Reputation: 328
I am trying to remove residual data that is identified with a '[' while keeping the first value.
import pandas as pd
df=pd.DataFrame({'foo':['a','b[b7','c']})
print(df)
becomes:
0 a
1 b[b7
2 c
would like to have
0 a
1 b
2 c
Any recommendations?
Upvotes: 0
Views: 66
Reputation: 1827
import pandas as pd
df=pd.DataFrame({'foo':['a','b[b7','c']} )
df["foo"] = df["foo"].str.replace("(\[.*)","")
Here is the https://regex101.com/ explanation
1st Capturing Group (\[.*)
\[ matches the character [ literally (case sensitive)
.* matches any character (except for line terminators)
* Quantifier — Matches between zero and unlimited times, as many times as possible, giving back as needed (greedy)
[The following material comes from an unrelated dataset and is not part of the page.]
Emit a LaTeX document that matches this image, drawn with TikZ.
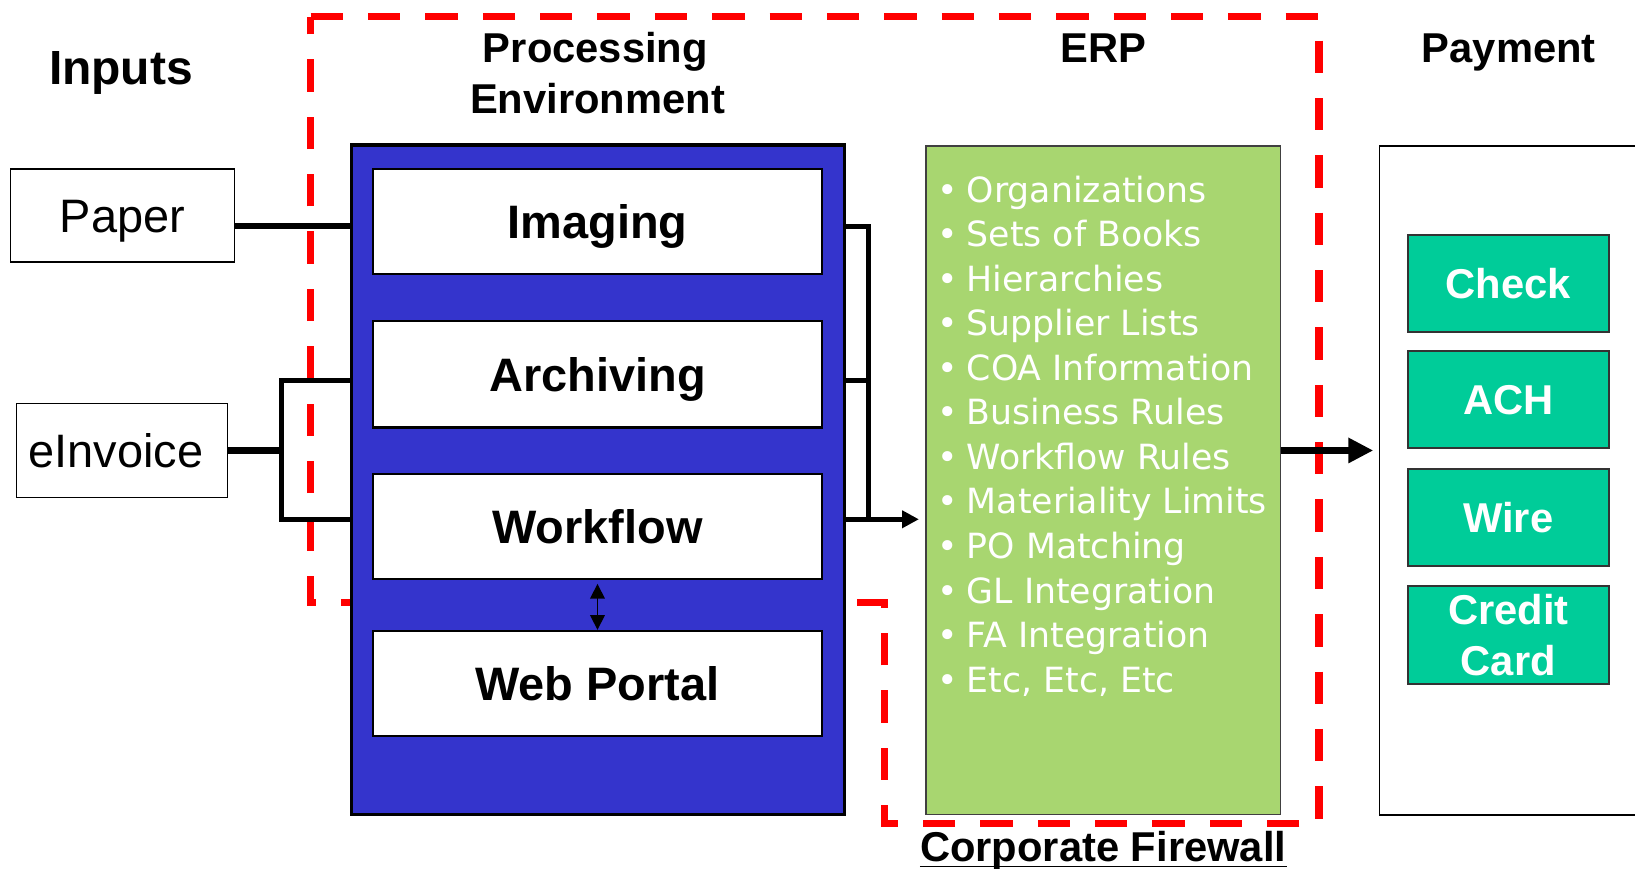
\documentclass[tikz,border=0pt]{standalone}
\usepackage{fontspec}
\setmainfont{Liberation Sans}
\newfontfamily\dvfont{DejaVu Sans}
\usetikzlibrary{arrows.meta}
\definecolor{pblue}{RGB}{52,52,204}
\definecolor{erpgreen}{RGB}{168,214,112}
\definecolor{payteal}{RGB}{0,204,153}
\begin{document}
\begin{tikzpicture}[x=1pt,y=-1pt,
  fw/.style={draw=red,line width=7pt,dash pattern=on 31pt off 24pt},
  inbox/.style={draw=black,line width=2pt,fill=white,inner sep=0pt,
    font=\fontsize{45}{54}\selectfont\bfseries,text height=32.2pt,text depth=0pt,
    minimum width=430pt},
  srcbox/.style={draw=black,line width=1.5pt,fill=white,inner sep=0pt,
    font=\fontsize{45}{52}\selectfont,text height=32pt,text depth=0pt},
  paybox/.style={draw=black!80,line width=2pt,fill=payteal,text=white,inner sep=0pt,
    font=\fontsize{40}{49.6}\selectfont\bfseries,align=center,
    minimum width=193pt,minimum height=93pt},
  head/.style={anchor=base,font=\fontsize{40}{48}\selectfont\bfseries,align=center},
  conn/.style={draw=black,line width=6pt,line join=miter}
]
\useasboundingbox (0,0) rectangle (1568,833);
\fill[white] (0,0) rectangle (1568,833);

% firewall
\draw[fw] (298,16) -- (1265,16) -- (1265,790) -- (848,790) -- (848,578) -- (298,578) -- cycle;

% headings
\node[anchor=base,font=\fontsize{46}{54}\selectfont\bfseries] (inputs) at (116,81.5) {Inputs};
\node[head] (proch) at (571,60) {Processing};
\node[head] (envh) at (573,108.5) {Environment};
\node[head] (erph) at (1058,60) {ERP};
\node[head] (payh) at (1447,60) {Payment};

% inputs
\node[srcbox,minimum width=215pt,minimum height=89pt] (paper) at (117.5,206.5) {Paper};
\node[srcbox,minimum width=202pt,minimum height=90pt] (einv) at (117,432) {\hspace*{-12pt}eInvoice};

% processing environment
\node[draw=black,line width=3pt,fill=pblue,minimum width=473pt,minimum height=642pt,inner sep=0pt] (proc) at (573.5,460) {};
\node[inbox,minimum height=101pt] (img) at (573,212.5) {Imaging};
\node[inbox,minimum height=102pt] (arc) at (573,359) {Archiving};
\node[inbox,minimum height=100pt] (wf) at (573,505) {Workflow};
\node[inbox,minimum height=101pt] (web) at (573,655.5) {Web Portal};
\draw[line width=1.5pt,{Triangle[length=14pt,width=14pt]}-{Triangle[length=14pt,width=14pt]},shorten <=4pt] (wf.south) -- (web.north);

% ERP
\node[draw=black!75,line width=1.5pt,fill=erpgreen,minimum width=340pt,minimum height=641pt,inner sep=0pt] (erp) at (1058,460.5) {};
\node[anchor=north west,inner sep=0pt,text=white,align=left,
  font=\dvfont\fontsize{33.3}{42.7}\selectfont] (erplist) at (899,168.5)
  {\makebox[28pt][l]{•}Organizations\\
   \makebox[28pt][l]{•}Sets of Books\\
   \makebox[28pt][l]{•}Hierarchies\\
   \makebox[28pt][l]{•}Supplier Lists\\
   \makebox[28pt][l]{•}COA Information\\
   \makebox[28pt][l]{•}Business Rules\\
   \makebox[28pt][l]{•}Workflow Rules\\
   \makebox[28pt][l]{•}Materiality Limits\\
   \makebox[28pt][l]{•}PO Matching\\
   \makebox[28pt][l]{•}GL Integration\\
   \makebox[28pt][l]{•}FA Integration\\
   \makebox[28pt][l]{•}Etc, Etc, Etc};

% payment
\node[draw=black,line width=1.5pt,fill=white,anchor=north west,minimum width=300pt,minimum height=642pt,inner sep=0pt] (pay) at (1322,139) {};
\node[paybox] (check) at (1446.5,271.5) {Check};
\node[paybox] (ach) at (1446.5,383.5) {ACH};
\node[paybox] (wire) at (1446.5,496.5) {Wire};
\node[paybox,minimum height=94pt] (cc) at (1446.5,609) {Credit\\Card};

% connectors
\coordinate (yA) at (0,217);
\coordinate (yB) at (0,365);
\coordinate (yC) at (0,498);
\coordinate (yD) at (0,432);
\coordinate (jl) at (270,0);
\coordinate (jr) at (833,0);
\draw[conn] (paper.east |- yA) -- (proc.west |- yA);
\draw[conn] (einv.east) -- (jl |- yD);
\draw[conn,line width=5pt] (proc.west |- yB) -- (jl |- yB) -- (jl |- yC) -- (proc.west |- yC);
\draw[conn,line width=5pt] (proc.east |- yA) -- (jr |- yA) -- (jr |- yC);
\draw[conn,line width=5pt] (proc.east |- yB) -- (jr |- yB);
\draw[conn,line width=5pt,-{Triangle[length=16pt,width=16pt]},shorten >=6pt] (proc.east |- yC) -- (erp.west |- yC);
\draw[line width=7pt,-{Triangle[length=24pt,width=23pt]},shorten >=5pt] (erp.east |- yD) -- (pay.west |- yD);

% firewall label
\node[anchor=base,inner sep=0pt,font=\fontsize{40}{48}\selectfont\bfseries] (cf) at (1058,826.4) {Corporate Firewall};
\draw[line width=1.5pt] ([yshift=-4.6pt]cf.base west) -- ([yshift=-4.6pt]cf.base east);
\end{tikzpicture}
\end{document}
What this means is that it will look for a [ . If it finds one it will remove the [ and all characters after it.
Upvotes: 0
Reputation: 402483
I assume you're looking for str.split
+ str[0]
-
df
foo
0 test
1 foo[b7
2 ba[r
df.foo.str.split('[').str[0]
0 test
1 foo
2 ba
Name: foo, dtype: object
Upvotes: 1
Reputation: 619
import pandas as pd
df = pd.DataFrame({'foo':[x.split('[')[0] for x in ['a','b[b7','c']]})
print(df)
Upvotes: 0